The Greek referendum will change nothing. Greek voters already expressed their great dissatisfaction with the bailout packages when they elected Syriza to power in January. The proposition they were asked to vote about now does not exist – and the referendum was just a sham. The bailout agreement that Greece and its creditors battled over for the past half-year is a dead parrot; it has ceased to exist.
And yet the referendum result may change everything.
It has made it close to impossible for euro governments to aid Greece with more money. While other leaders can backpedal their statements in the past week that the Greek referendum was really about its future in the euro club, it is difficult to find any political logic that takes the parties from here to a new arrangement that brings calm. The small amount of trust and goodwill that existed a week ago is almost depleted. Alexis Tsipras has tied his hands harder. To save his country from euro exit and the even harsher austerity that inevitably would follow from Grexit, Tsipras now needs more money than he previously asked for. The fiscal deficit is growing again and the past weeks have taken a heavy toll on the banks. They will need to be recapitalised. But Tsipras won’t be able to move closer to the creditors because it would be seen as surrender.

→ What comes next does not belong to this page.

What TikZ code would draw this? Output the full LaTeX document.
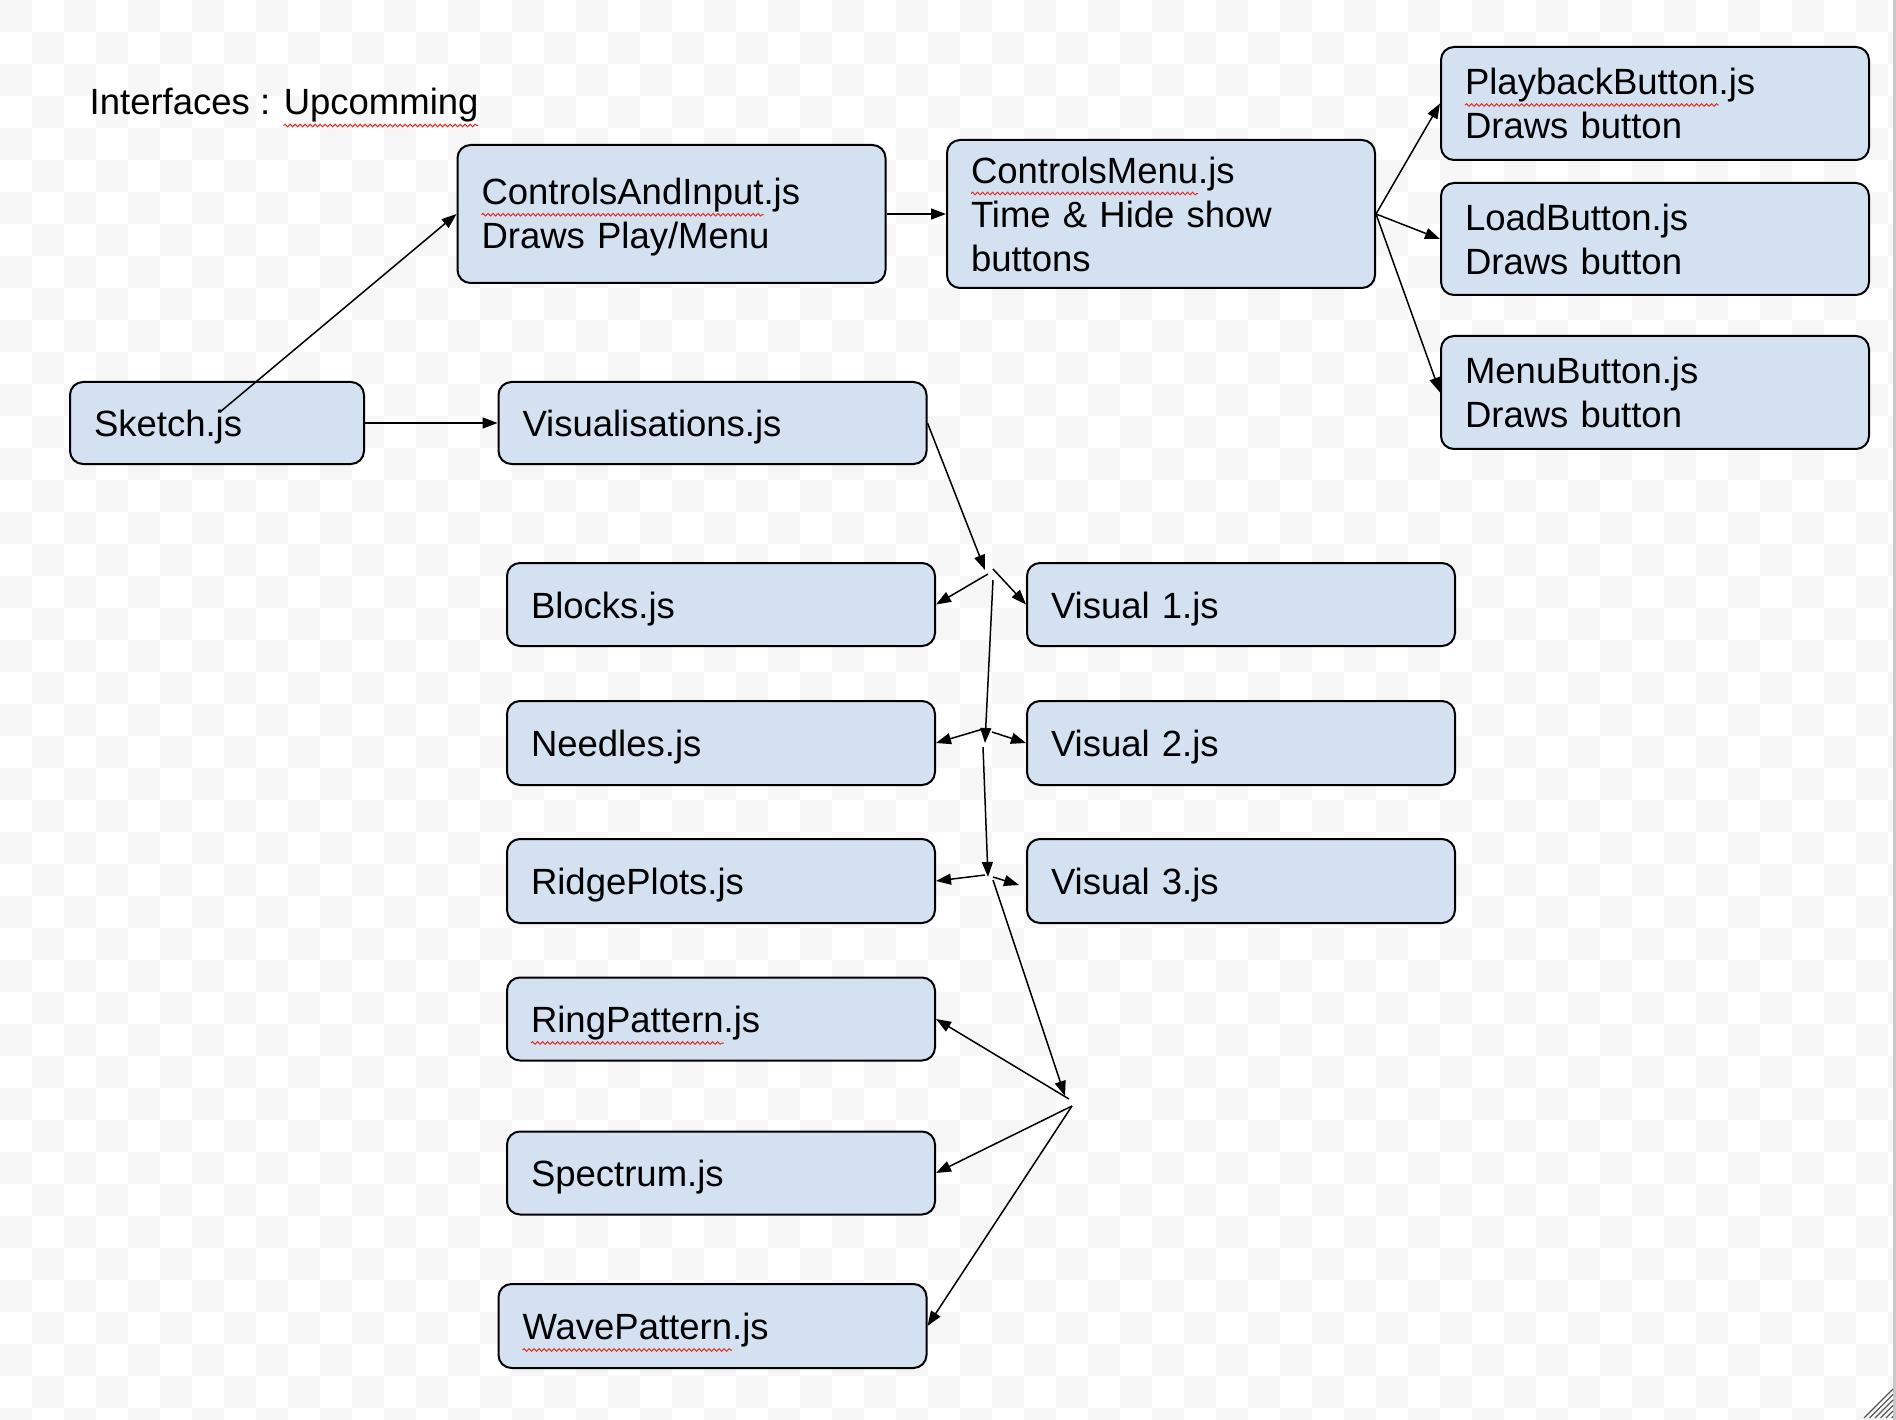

Whatever the outcome will be, it won’t happen fast. Greece now makes a bid for a new package of assistance from the European Stability Mechanism, but it will take weeks to negotiate and will still come with the same strings attached.

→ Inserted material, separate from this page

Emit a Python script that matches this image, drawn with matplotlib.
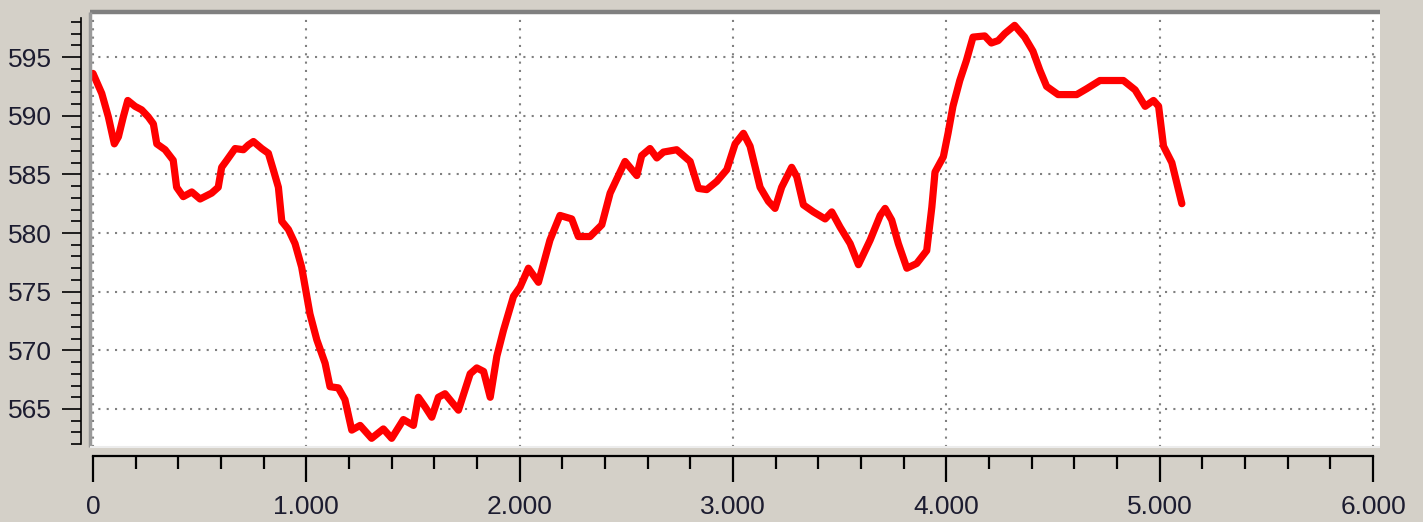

Grexit was always going to be a drawn-out affair, inflicting heavy economic damage on Greece. If it happens now, it will be a chaotic version of an exit, keeping Greece shut not just from capital markets but from the international payment system that greases the wheel of trade.
Tsipras has shown he is willing to take that path. His big miscalculation, however, is that the referendum has given other euro governments the electoral excuse for not trying to stop him. Other governments will not pull the trigger; they won’t force Greece out of the euro. But the political price of getting in the way of Tsipras has become higher. A few months ago, other euro leaders would have been punished if they allowed Greece to slip out of the euro. But the political capital Syriza gained by winning the election so resolutely on an anti-austerity message has been squandered. The referendum, and the dogged way Tsipras played the campaign, is just a signal that this account, along with so many other government accounts, is now empty.